--- begin ---
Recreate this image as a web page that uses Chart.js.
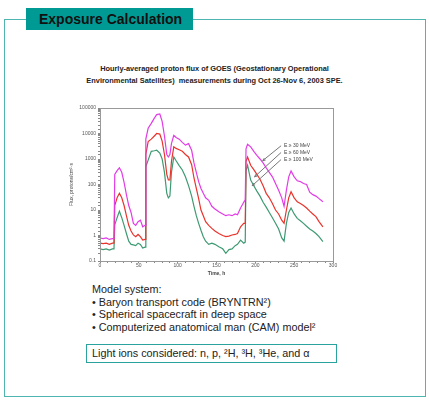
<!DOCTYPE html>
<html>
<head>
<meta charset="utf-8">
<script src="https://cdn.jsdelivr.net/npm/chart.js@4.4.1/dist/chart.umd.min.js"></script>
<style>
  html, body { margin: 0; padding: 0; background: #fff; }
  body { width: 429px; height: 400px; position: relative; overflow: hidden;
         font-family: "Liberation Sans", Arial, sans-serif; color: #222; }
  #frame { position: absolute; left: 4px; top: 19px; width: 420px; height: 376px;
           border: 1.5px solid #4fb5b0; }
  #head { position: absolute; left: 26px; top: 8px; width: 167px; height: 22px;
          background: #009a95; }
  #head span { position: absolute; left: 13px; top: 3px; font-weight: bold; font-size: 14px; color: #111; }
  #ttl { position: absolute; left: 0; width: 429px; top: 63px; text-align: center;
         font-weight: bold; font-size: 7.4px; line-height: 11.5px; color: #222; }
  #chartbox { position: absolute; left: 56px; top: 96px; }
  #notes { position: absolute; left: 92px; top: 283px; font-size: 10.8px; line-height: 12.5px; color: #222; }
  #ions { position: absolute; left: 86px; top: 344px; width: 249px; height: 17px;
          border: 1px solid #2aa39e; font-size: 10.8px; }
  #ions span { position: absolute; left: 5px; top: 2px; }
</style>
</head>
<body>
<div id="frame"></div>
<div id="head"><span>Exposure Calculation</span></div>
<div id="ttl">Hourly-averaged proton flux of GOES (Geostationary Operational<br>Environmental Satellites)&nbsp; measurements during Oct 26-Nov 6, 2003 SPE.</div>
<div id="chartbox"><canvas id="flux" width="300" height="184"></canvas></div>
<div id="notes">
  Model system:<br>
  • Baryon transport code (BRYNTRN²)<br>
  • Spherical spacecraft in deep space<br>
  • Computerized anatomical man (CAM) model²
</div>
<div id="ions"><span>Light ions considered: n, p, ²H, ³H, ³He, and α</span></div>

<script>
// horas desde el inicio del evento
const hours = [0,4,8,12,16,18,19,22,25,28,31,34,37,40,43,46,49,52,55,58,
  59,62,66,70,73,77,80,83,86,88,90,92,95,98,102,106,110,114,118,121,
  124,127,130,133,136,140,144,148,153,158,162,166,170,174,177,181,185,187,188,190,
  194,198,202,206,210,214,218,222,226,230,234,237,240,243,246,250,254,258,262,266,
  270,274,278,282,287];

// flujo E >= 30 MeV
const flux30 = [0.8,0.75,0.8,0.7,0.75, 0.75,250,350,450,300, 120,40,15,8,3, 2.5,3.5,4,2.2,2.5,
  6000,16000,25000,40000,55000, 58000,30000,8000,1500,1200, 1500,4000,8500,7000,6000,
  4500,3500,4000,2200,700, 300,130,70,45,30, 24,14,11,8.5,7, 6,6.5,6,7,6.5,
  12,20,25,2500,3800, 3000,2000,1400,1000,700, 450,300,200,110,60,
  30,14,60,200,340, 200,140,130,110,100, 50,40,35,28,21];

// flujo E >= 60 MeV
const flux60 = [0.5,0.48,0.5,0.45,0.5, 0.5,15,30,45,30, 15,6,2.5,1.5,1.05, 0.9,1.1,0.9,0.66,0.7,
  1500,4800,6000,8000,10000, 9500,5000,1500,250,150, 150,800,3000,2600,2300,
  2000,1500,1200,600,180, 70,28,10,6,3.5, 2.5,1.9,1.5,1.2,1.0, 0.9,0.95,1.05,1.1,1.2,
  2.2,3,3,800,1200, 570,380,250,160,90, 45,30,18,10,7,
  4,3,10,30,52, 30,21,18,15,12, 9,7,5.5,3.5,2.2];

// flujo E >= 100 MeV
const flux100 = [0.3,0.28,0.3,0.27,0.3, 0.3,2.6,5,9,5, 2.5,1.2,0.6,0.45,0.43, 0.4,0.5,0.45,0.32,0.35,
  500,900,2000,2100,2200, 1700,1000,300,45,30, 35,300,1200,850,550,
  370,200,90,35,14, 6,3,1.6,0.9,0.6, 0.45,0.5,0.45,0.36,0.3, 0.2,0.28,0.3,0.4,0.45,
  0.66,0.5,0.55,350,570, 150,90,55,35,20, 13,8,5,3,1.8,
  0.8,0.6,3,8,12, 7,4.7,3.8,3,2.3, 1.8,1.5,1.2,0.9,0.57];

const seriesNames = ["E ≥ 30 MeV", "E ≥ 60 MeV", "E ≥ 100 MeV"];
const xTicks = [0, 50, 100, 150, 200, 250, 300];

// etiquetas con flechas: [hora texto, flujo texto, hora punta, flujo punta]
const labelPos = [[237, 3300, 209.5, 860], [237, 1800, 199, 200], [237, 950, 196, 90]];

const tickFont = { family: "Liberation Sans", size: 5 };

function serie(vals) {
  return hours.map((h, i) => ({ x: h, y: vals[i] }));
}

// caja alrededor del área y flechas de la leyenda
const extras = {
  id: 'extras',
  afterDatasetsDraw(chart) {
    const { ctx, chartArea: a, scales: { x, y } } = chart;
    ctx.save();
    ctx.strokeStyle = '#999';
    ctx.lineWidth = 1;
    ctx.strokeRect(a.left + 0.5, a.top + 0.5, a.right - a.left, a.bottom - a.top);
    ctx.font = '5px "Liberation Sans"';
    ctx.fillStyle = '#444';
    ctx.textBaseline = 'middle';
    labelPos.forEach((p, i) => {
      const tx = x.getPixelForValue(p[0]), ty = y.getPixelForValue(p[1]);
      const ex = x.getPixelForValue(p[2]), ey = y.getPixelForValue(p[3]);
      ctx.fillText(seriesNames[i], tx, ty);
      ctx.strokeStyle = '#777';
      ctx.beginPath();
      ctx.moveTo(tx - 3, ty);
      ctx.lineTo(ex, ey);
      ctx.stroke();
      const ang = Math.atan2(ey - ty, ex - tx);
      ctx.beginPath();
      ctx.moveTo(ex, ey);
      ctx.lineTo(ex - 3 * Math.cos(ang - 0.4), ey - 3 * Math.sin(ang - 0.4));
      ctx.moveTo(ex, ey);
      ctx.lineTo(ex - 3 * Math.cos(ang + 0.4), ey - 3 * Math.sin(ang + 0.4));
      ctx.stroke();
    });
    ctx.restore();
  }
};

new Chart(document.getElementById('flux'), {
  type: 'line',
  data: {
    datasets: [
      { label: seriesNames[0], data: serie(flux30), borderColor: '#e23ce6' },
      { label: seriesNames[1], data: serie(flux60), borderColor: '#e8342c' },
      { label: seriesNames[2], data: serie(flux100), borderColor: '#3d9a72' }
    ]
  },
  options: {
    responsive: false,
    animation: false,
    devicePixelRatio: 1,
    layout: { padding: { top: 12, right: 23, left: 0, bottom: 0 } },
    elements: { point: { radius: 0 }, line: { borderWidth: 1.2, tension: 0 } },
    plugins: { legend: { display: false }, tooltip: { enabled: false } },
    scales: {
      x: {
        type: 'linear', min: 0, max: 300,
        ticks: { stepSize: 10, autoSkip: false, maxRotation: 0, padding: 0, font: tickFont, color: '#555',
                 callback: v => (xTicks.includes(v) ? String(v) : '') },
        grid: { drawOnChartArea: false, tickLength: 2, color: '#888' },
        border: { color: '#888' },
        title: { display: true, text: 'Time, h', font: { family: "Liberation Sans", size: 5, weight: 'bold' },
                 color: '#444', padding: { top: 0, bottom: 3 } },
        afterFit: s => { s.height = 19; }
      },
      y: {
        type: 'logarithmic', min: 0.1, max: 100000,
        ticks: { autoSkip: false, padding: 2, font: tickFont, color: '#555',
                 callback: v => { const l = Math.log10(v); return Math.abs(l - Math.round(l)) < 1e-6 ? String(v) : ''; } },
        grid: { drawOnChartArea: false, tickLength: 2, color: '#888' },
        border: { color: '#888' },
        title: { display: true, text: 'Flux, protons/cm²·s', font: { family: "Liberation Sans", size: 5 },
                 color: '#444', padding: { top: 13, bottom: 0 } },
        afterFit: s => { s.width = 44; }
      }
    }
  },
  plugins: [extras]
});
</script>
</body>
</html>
--- end ---
Exactly as written, please give again the lines from the beginning of the listing through the line containing "³He, and α</span></div>", inclusive, without any pictures.

Recreate this image as a web page that uses Chart.js.
<!DOCTYPE html>
<html>
<head>
<meta charset="utf-8">
<script src="https://cdn.jsdelivr.net/npm/chart.js@4.4.1/dist/chart.umd.min.js"></script>
<style>
  html, body { margin: 0; padding: 0; background: #fff; }
  body { width: 429px; height: 400px; position: relative; overflow: hidden;
         font-family: "Liberation Sans", Arial, sans-serif; color: #222; }
  #frame { position: absolute; left: 4px; top: 19px; width: 420px; height: 376px;
           border: 1.5px solid #4fb5b0; }
  #head { position: absolute; left: 26px; top: 8px; width: 167px; height: 22px;
          background: #009a95; }
  #head span { position: absolute; left: 13px; top: 3px; font-weight: bold; font-size: 14px; color: #111; }
  #ttl { position: absolute; left: 0; width: 429px; top: 63px; text-align: center;
         font-weight: bold; font-size: 7.4px; line-height: 11.5px; color: #222; }
  #chartbox { position: absolute; left: 56px; top: 96px; }
  #notes { position: absolute; left: 92px; top: 283px; font-size: 10.8px; line-height: 12.5px; color: #222; }
  #ions { position: absolute; left: 86px; top: 344px; width: 249px; height: 17px;
          border: 1px solid #2aa39e; font-size: 10.8px; }
  #ions span { position: absolute; left: 5px; top: 2px; }
</style>
</head>
<body>
<div id="frame"></div>
<div id="head"><span>Exposure Calculation</span></div>
<div id="ttl">Hourly-averaged proton flux of GOES (Geostationary Operational<br>Environmental Satellites)&nbsp; measurements during Oct 26-Nov 6, 2003 SPE.</div>
<div id="chartbox"><canvas id="flux" width="300" height="184"></canvas></div>
<div id="notes">
  Model system:<br>
  • Baryon transport code (BRYNTRN²)<br>
  • Spherical spacecraft in deep space<br>
  • Computerized anatomical man (CAM) model²
</div>
<div id="ions"><span>Light ions considered: n, p, ²H, ³H, ³He, and α</span></div>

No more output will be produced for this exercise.